## TO BE DONE
Retype, please, the listing from its opening line through the line that contains "const chart = echarts.init(document.getElementById('chart'));", both included, without the pictures.

## COLLECTED MATERIAL
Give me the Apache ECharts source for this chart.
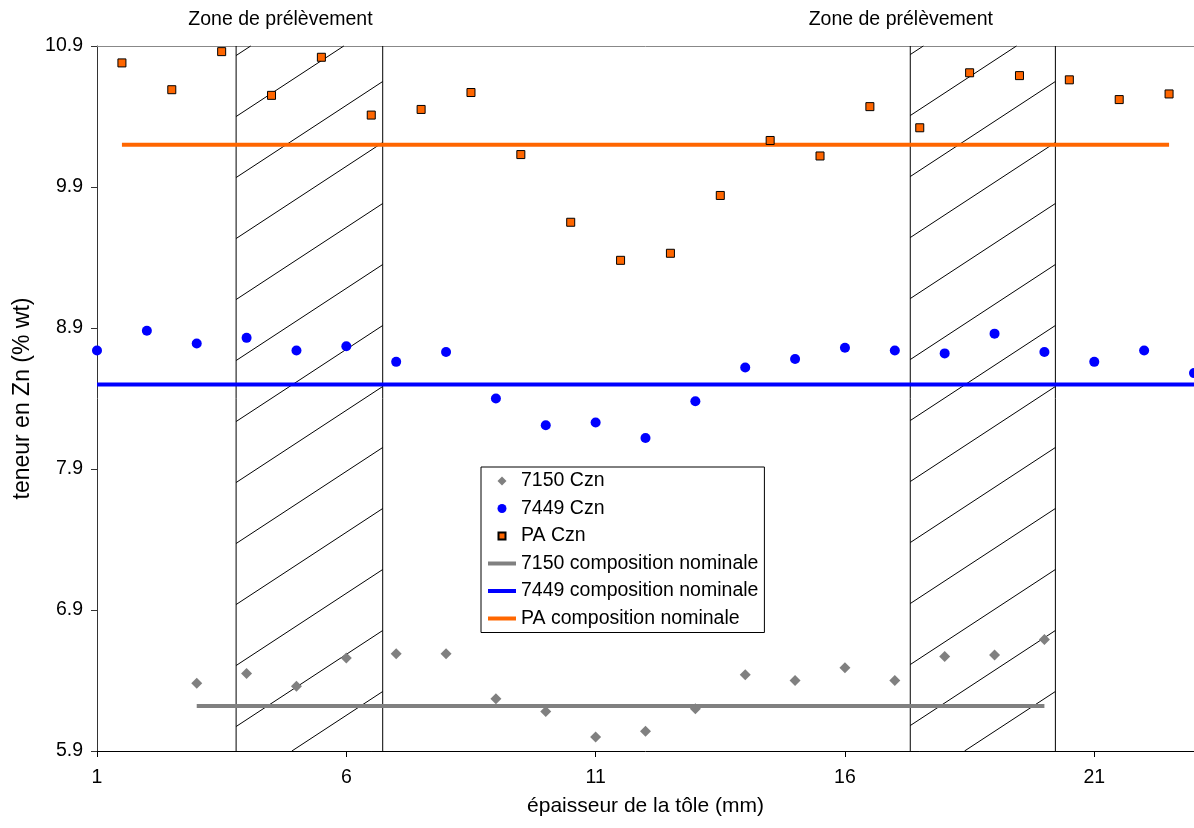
<!DOCTYPE html>
<html>
<head>
<meta charset="utf-8">
<script src="https://cdn.jsdelivr.net/npm/echarts@6/dist/echarts.min.js"></script>
<style>
html,body{margin:0;padding:0;background:#fff;}
#chart{width:1194px;height:828px;}
</style>
</head>
<body>
<div id="chart"></div>
<script>
// ---- data ----
const x7150 = [3,4,5,6,7,8,9,10,11,12,13,14,15,16,17,18,19,20];
const y7150 = [6.38,6.45,6.36,6.56,6.59,6.59,6.27,6.18,6.00,6.04,6.20,6.44,6.40,6.49,6.40,6.57,6.58,6.69];
const x7449 = [1,2,3,4,5,6,7,8,9,10,11,12,13,14,15,16,17,18,19,20,21,22,23];
const y7449 = [8.74,8.88,8.79,8.83,8.74,8.77,8.66,8.73,8.40,8.21,8.23,8.12,8.38,8.62,8.68,8.76,8.74,8.72,8.86,8.73,8.66,8.74,8.58];
const xPA = [1.5,2.5,3.5,4.5,5.5,6.5,7.5,8.5,9.5,10.5,11.5,12.5,13.5,14.5,15.5,16.5,17.5,18.5,19.5,20.5,21.5,22.5];
const yPA = [10.78,10.59,10.86,10.55,10.82,10.41,10.45,10.57,10.13,9.65,9.38,9.43,9.84,10.23,10.12,10.47,10.32,10.71,10.69,10.66,10.52,10.56];
const nominal7150 = {value: 6.22, from: 3, to: 20};
const nominal7449 = {value: 8.5, from: 1, to: 23};
const nominalPA = {value: 10.2, from: 1.5, to: 22.5};
const zones = [[3.79, 6.73], [17.31, 20.22]];
const zoneLabelX = [4.68, 17.12];
const zoneLabelText = 'Zone de prélèvement';
const seriesNames = ['7150 Czn','7449 Czn','PA Czn','7150 composition nominale','7449 composition nominale','PA composition nominale'];
const xTitle = 'épaisseur de la tôle (mm)';
const yTitle = 'teneur en Zn (% wt)';
const xMin = 1, xMax = 23, xStep = 5;
const yMin = 5.9, yMax = 10.9, yStep = 1;

const FONT = '"Liberation Sans", Arial, sans-serif';
const zip = (xs, ys) => xs.map((x, i) => [x, ys[i]]);
const nomLine = n => [[n.from, n.value], [n.to, n.value]];

const chart = echarts.init(document.getElementById('chart'));

function hatchRender(params, api) {
  const x0 = api.value(0), x1 = api.value(1);
  const pTop = api.coord([x0, yMax]);
  const pBot = api.coord([x1, yMin]);
  const xl = pTop[0], xr = pBot[0], yt = pTop[1], yb = pBot[1];
  const s = 0.655, gap = 61, off = 35.5;
  const children = [];
  const ls = {stroke: '#000', lineWidth: 1};
  children.push({type: 'line', shape: {x1: xl, y1: yt, x2: xl, y2: yb}, style: ls});
  children.push({type: 'line', shape: {x1: xr, y1: yt, x2: xr, y2: yb}, style: ls});
  for (let k = -3; k < 20; k++) {
    const yR = yt + off + gap * k;
    const yL = yR + s * (xr - xl);
    if (yL < yt || yR > yb) continue;
    let xa = xl, xb = xr, ya = yL, yb2 = yR;
    if (yR < yt) { xb = xr - (yt - yR) / s; yb2 = yt; }
    if (yL > yb) { xa = xr - (yb - yR) / s; ya = yb; }
    children.push({type: 'line', shape: {x1: xa, y1: ya, x2: xb, y2: yb2}, style: ls});
  }
  return {type: 'group', children};
}

const hideSym = {color: 'rgba(0,0,0,0)', borderColor: 'rgba(0,0,0,0)', borderWidth: 0};
// legend icons: small marker centred in a 28x9 box (corner moves fix the box)
const BOX = 'M0,0M28,0M0,9M28,9';
const iconDiamond = 'path://' + BOX + 'M14,0L18.5,4.5L14,9L9.5,4.5Z';
const iconSquare = 'path://' + BOX + 'M10.5,1L17.5,1L17.5,8L10.5,8Z';

const option = {
  backgroundColor: '#fff',
  animation: false,
  textStyle: {fontFamily: FONT},
  grid: {left: 97, top: 46, width: 1099, height: 705, show: false},
  xAxis: [{
    type: 'value', min: xMin, max: xMax, interval: xStep,
    splitLine: {show: false},
    axisLine: {onZero: false, lineStyle: {color: '#000', width: 1}},
    axisTick: {show: true, length: 6, inside: false, lineStyle: {color: '#000'}},
    axisLabel: {color: '#000', fontSize: 19.5, fontFamily: FONT, margin: 17, showMaxLabel: false,
      formatter: v => (Math.abs(v - xMax) < 1e-9 ? '' : String(Math.round(v)))},
    name: xTitle, nameLocation: 'middle', nameGap: 45,
    nameTextStyle: {color: '#000', fontSize: 21, fontFamily: FONT}
  }, {
    type: 'value', position: 'top', min: xMin, max: xMax, interval: xStep,
    splitLine: {show: false}, axisTick: {show: false}, axisLabel: {show: false},
    axisLine: {show: true, onZero: false, lineStyle: {color: '#888', width: 1}}
  }],
  yAxis: {
    type: 'value', min: yMin, max: yMax, interval: yStep,
    splitLine: {show: false},
    axisLine: {onZero: false, lineStyle: {color: '#333', width: 1}},
    axisTick: {show: true, length: 6, lineStyle: {color: '#333'}},
    axisLabel: {color: '#000', fontSize: 19.5, fontFamily: FONT, margin: 14, formatter: v => v.toFixed(1)},
    name: yTitle, nameLocation: 'middle', nameGap: 54, nameRotate: 90,
    nameTextStyle: {color: '#000', fontSize: 23, fontFamily: FONT}
  },
  legend: {
    data: [
      {name: seriesNames[0], icon: iconDiamond},
      {name: seriesNames[1], icon: 'circle'},
      {name: seriesNames[2], icon: iconSquare},
      {name: seriesNames[3], itemStyle: hideSym, lineStyle: {width: 4}},
      {name: seriesNames[4], itemStyle: hideSym, lineStyle: {width: 4}},
      {name: seriesNames[5], itemStyle: hideSym, lineStyle: {width: 4}}
    ],
    orient: 'vertical', left: 481, top: 467,
    padding: [4, 6, 4, 5], itemGap: 7.5, itemWidth: 28, itemHeight: 9,
    borderColor: '#000', borderWidth: 1, backgroundColor: '#fff',
    textStyle: {color: '#000', fontSize: 19.5, fontFamily: FONT, lineHeight: 20},
    selectedMode: false
  },
  series: [
    {type: 'custom', name: 'hatch', data: zones, renderItem: hatchRender, silent: true, z: 1, clip: false},
    {type: 'line', name: seriesNames[3], data: nomLine(nominal7150), symbol: 'none', lineStyle: {color: '#808080', width: 4}, itemStyle: {color: '#808080'}, z: 3},
    {type: 'line', name: seriesNames[4], data: nomLine(nominal7449), symbol: 'none', lineStyle: {color: '#0000FF', width: 4}, itemStyle: {color: '#0000FF'}, z: 3},
    {type: 'line', name: seriesNames[5], data: nomLine(nominalPA), symbol: 'none', lineStyle: {color: '#FF6600', width: 4}, itemStyle: {color: '#FF6600'}, z: 3},
    {type: 'scatter', name: seriesNames[0], data: zip(x7150, y7150), symbol: 'diamond', symbolSize: 11, itemStyle: {color: '#808080', opacity: 1}, z: 5},
    {type: 'scatter', name: seriesNames[1], data: zip(x7449, y7449), symbol: 'circle', symbolSize: 10, itemStyle: {color: '#0000FF', opacity: 1}, z: 5},
    {type: 'scatter', name: seriesNames[2], data: zip(xPA, yPA), symbol: 'rect', symbolSize: 8, itemStyle: {color: '#FF6600', borderColor: '#000', borderWidth: 1, opacity: 1}, z: 5}
  ]
};
chart.setOption(option);

// zone labels placed from data x
const gfx = zoneLabelX.map(x => {
  const p = chart.convertToPixel({gridIndex: 0}, [x, yMax]);
  return {type: 'text', x: p[0], y: 20,
    style: {text: zoneLabelText, fill: '#000', font: '19.5px ' + FONT, align: 'center', verticalAlign: 'middle'}};
});
chart.setOption({graphic: gfx});
</script>
</body>
</html>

## OUTPUT FOR THIS TASK
Give me the Apache ECharts source for this chart.
<!DOCTYPE html>
<html>
<head>
<meta charset="utf-8">
<script src="https://cdn.jsdelivr.net/npm/echarts@6/dist/echarts.min.js"></script>
<style>
html,body{margin:0;padding:0;background:#fff;}
#chart{width:1194px;height:828px;}
</style>
</head>
<body>
<div id="chart"></div>
<script>
// ---- data ----
const x7150 = [3,4,5,6,7,8,9,10,11,12,13,14,15,16,17,18,19,20];
const y7150 = [6.38,6.45,6.36,6.56,6.59,6.59,6.27,6.18,6.00,6.04,6.20,6.44,6.40,6.49,6.40,6.57,6.58,6.69];
const x7449 = [1,2,3,4,5,6,7,8,9,10,11,12,13,14,15,16,17,18,19,20,21,22,23];
const y7449 = [8.74,8.88,8.79,8.83,8.74,8.77,8.66,8.73,8.40,8.21,8.23,8.12,8.38,8.62,8.68,8.76,8.74,8.72,8.86,8.73,8.66,8.74,8.58];
const xPA = [1.5,2.5,3.5,4.5,5.5,6.5,7.5,8.5,9.5,10.5,11.5,12.5,13.5,14.5,15.5,16.5,17.5,18.5,19.5,20.5,21.5,22.5];
const yPA = [10.78,10.59,10.86,10.55,10.82,10.41,10.45,10.57,10.13,9.65,9.38,9.43,9.84,10.23,10.12,10.47,10.32,10.71,10.69,10.66,10.52,10.56];
const nominal7150 = {value: 6.22, from: 3, to: 20};
const nominal7449 = {value: 8.5, from: 1, to: 23};
const nominalPA = {value: 10.2, from: 1.5, to: 22.5};
const zones = [[3.79, 6.73], [17.31, 20.22]];
const zoneLabelX = [4.68, 17.12];
const zoneLabelText = 'Zone de prélèvement';
const seriesNames = ['7150 Czn','7449 Czn','PA Czn','7150 composition nominale','7449 composition nominale','PA composition nominale'];
const xTitle = 'épaisseur de la tôle (mm)';
const yTitle = 'teneur en Zn (% wt)';
const xMin = 1, xMax = 23, xStep = 5;
const yMin = 5.9, yMax = 10.9, yStep = 1;

const FONT = '"Liberation Sans", Arial, sans-serif';
const zip = (xs, ys) => xs.map((x, i) => [x, ys[i]]);
const nomLine = n => [[n.from, n.value], [n.to, n.value]];

const chart = echarts.init(document.getElementById('chart'));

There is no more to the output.